El cartel de las fiestas de la Mercè ha provocado desconcierto porque la imagen del bebé solitario en una habitación rojiza parece más bien el póster de una película de terror. Un bebé desatendido, con cara de asustado, en un entorno hostil. Levanta la mirada como si observase a un adulto maléfico que queda fuera del plan. El vídeo que acompaña al cartel, de dos minutos y medio, potencia pretendidamente esta sensación inquietante, de aproximación a una desgracia.
La primera imagen muestra a la criatura bramando en el suelo, como si nadie se hiciera cargo. Las salpicaduras rojizas en la puerta refuerzan la idea de peligro. La música experimental es determinante para acentuar el miedo. Sonidos aleatorios: el motor de una moto que ruge amenazadoramente, golpes y chirridos que parecen alertar al espectador de un riesgo inminente. Una mujer, la madre del niño, llora y parece desesperada. Está agotada, como si hubiera perdido el control de la situación. La cámara se mantiene distante, fría, como si no sintiera compasión alguna por los personajes. Las diferentes escenas dejan vislumbrar problemas económicos, la ausencia de un entorno afectivo o una red de apoyo. La mujer dice que cree que se volverá loca e intenta consolar al bebé, que no para de llorar en ningún momento. La madre parece estar asomada al límite de su resistencia. La música sugiere que nos acerquemos a un gran desastre.

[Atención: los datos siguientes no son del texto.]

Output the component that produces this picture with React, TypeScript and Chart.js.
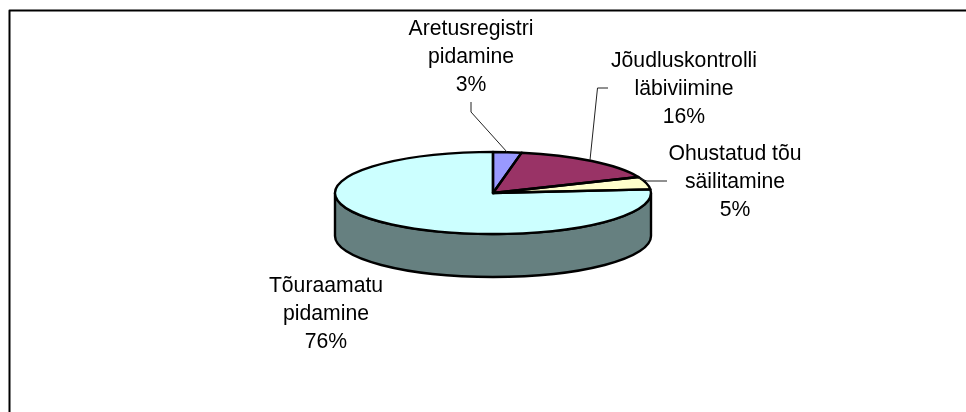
import React, { useEffect, useRef } from "react";
import { Chart, registerables } from "chart.js";

Chart.register(...registerables);

const categories = ["Aretusregistri pidamine", "Jõudluskontrolli läbiviimine", "Ohustatud tõu säilitamine", "Tõuraamatu pidamine"];
const labelLines = [["Aretusregistri", "pidamine"], ["Jõudluskontrolli", "läbiviimine"], ["Ohustatud tõu", "säilitamine"], ["Tõuraamatu", "pidamine"]];
const values = [2.9, 15.7, 5.0, 76.4];
const topColors = ["#9999FF", "#993366", "#FFFFCC", "#CCFFFF"];
const sideColors = ["#4D4D80", "#4D1A33", "#808066", "#668080"];

const labelCenters = [[471, 29], [684, 61], [735, 154], [326, 286]];
const leaders: number[][][] = [
  [[471, 102], [471, 112], [507, 152]],
  [[608, 88], [597.5, 88], [590, 160]],
  [[667, 181], [647, 181], [638, 178]],
  [],
];

const TILT = 41 / 158;
const DEPTH = 43;
const FONT = '21.2px "Liberation Sans", Arial, sans-serif';
const LINE_H = 28;

const pie3d = {
  id: "pie3d",
  beforeDatasetsDraw(chart: any) {
    const ctx = chart.ctx;
    const arcs = chart.getDatasetMeta(0).data;
    const { x, y, outerRadius: r } = arcs[0];
    ctx.save();
    ctx.lineWidth = 2.4;
    ctx.strokeStyle = "#000";
    arcs.forEach((a: any, i: number) => {
      const s = Math.max(a.startAngle, 0);
      const e = Math.min(a.endAngle, Math.PI);
      const segs: number[][] = [];
      if (e > s) segs.push([s, e]);
      const s2 = Math.max(a.startAngle, 2 * Math.PI);
      const e2 = Math.min(a.endAngle, 3 * Math.PI);
      if (e2 > s2) segs.push([s2, e2]);
      segs.forEach(([p, q]) => {
        ctx.beginPath();
        ctx.ellipse(x, y, r, r * TILT, 0, p, q);
        ctx.ellipse(x, y + DEPTH, r, r * TILT, 0, q, p, true);
        ctx.closePath();
        ctx.fillStyle = sideColors[i];
        ctx.fill();
        ctx.stroke();
      });
    });
    ctx.restore();
    ctx.save();
    ctx.translate(x, y);
    ctx.scale(1, TILT);
    ctx.translate(-x, -y);
  },
  afterDatasetsDraw(chart: any) {
    const ctx = chart.ctx;
    ctx.restore();
    const arcs = chart.getDatasetMeta(0).data;
    ctx.save();
    ctx.lineWidth = 2.4;
    ctx.strokeStyle = "#000";
    ctx.lineJoin = "round";
    arcs.forEach((a: any) => {
      const { x, y, outerRadius: r, startAngle, endAngle } = a;
      ctx.beginPath();
      ctx.moveTo(x, y);
      ctx.ellipse(x, y, r, r * TILT, 0, startAngle, endAngle);
      ctx.closePath();
      ctx.stroke();
    });
    ctx.lineWidth = 1;
    ctx.strokeStyle = "#222";
    leaders.forEach((pts) => {
      if (!pts.length) return;
      ctx.beginPath();
      pts.forEach(([px, py], i) => (i ? ctx.lineTo(px, py) : ctx.moveTo(px, py)));
      ctx.stroke();
    });
    ctx.fillStyle = "#000";
    ctx.font = FONT;
    ctx.textAlign = "center";
    ctx.textBaseline = "middle";
    const ds = chart.data.datasets[0].data as number[];
    const total = ds.reduce((p, c) => p + c, 0);
    labelLines.forEach((lines, i) => {
      const [cx, cy] = labelCenters[i];
      [...lines, `${Math.round((ds[i] / total) * 100)}%`].forEach((t, j) => {
        ctx.fillText(t, cx, cy + j * LINE_H);
      });
    });
    ctx.lineWidth = 2;
    ctx.strokeStyle = "#000";
    ctx.beginPath();
    ctx.moveTo(9.5, 412);
    ctx.lineTo(9.5, 10.5);
    ctx.lineTo(966, 10.5);
    ctx.stroke();
    ctx.restore();
  },
};

export default function App() {
  const ref = useRef<HTMLCanvasElement>(null);
  useEffect(() => {
    document.body.style.margin = "0";
    const chart = new Chart(ref.current!, {
      type: "pie",
      data: {
        labels: categories,
        datasets: [{ data: values, backgroundColor: topColors, borderWidth: 0, clip: false } as any],
      },
      options: {
        animation: false,
        responsive: false,
        layout: { padding: { left: 335, right: 315, top: 35, bottom: 61 } },
        plugins: { legend: { display: false }, title: { display: false }, tooltip: { enabled: false } },
      },
      plugins: [pie3d],
    });
    return () => chart.destroy();
  }, []);
  return <canvas ref={ref} width={966} height={412} style={{ display: "block" }} />;
}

La tipografía irregular de los rótulos es más propia de la caligrafía de una persona desequilibrada que un trazo infantil.
Por fin, la música experimental desemboca en tonadas folclóricas que llaman la atención de la criatura, que para de llorar. El busto de una gigante aparece danzando por la ventana y eso calma al niño. Pero la historia es engañosa. Puede caerse en la inercia más simple de interpretar que el bebé está experimentando la fascinación prematura por la fiesta mayor. Pero con el paro del llanto, la madre desaparece. Ninguna sonrisa, ninguna escena de complicidad entre madre e hijo. Ninguna alegría compartida por la alegría de un instante de alegría. De noche, el bebé yace solo en la cama, boca arriba, mientras la claridad de los fuegos artificiales de Mercè dibuja sombras terroríficas en las paredes de la habitación rojiza. El resto de la casa parece vacía, como si la madre hubiera abandonado al niño. El bebé, de repente, parece dormido en la cama, pero el sonido de los petardos nos remite también al sonido de unos disparos. Y es inevitable pensar si la madre se ha cargado a la criatura o ha decidido poner punto y final a su propia vida. Como si las detonaciones de la tragedia quedaran camufladas por los chasquidos de la fiesta. Una celebración de la fiesta ambivalente, con connotaciones de película de terror, que juega subliminarmente con elementos de violencia y crueldad. Más que ganas de fiesta te deja con el corazón encogido y te recuerda que alegría y fatalidad conviven siempre en la ciudad.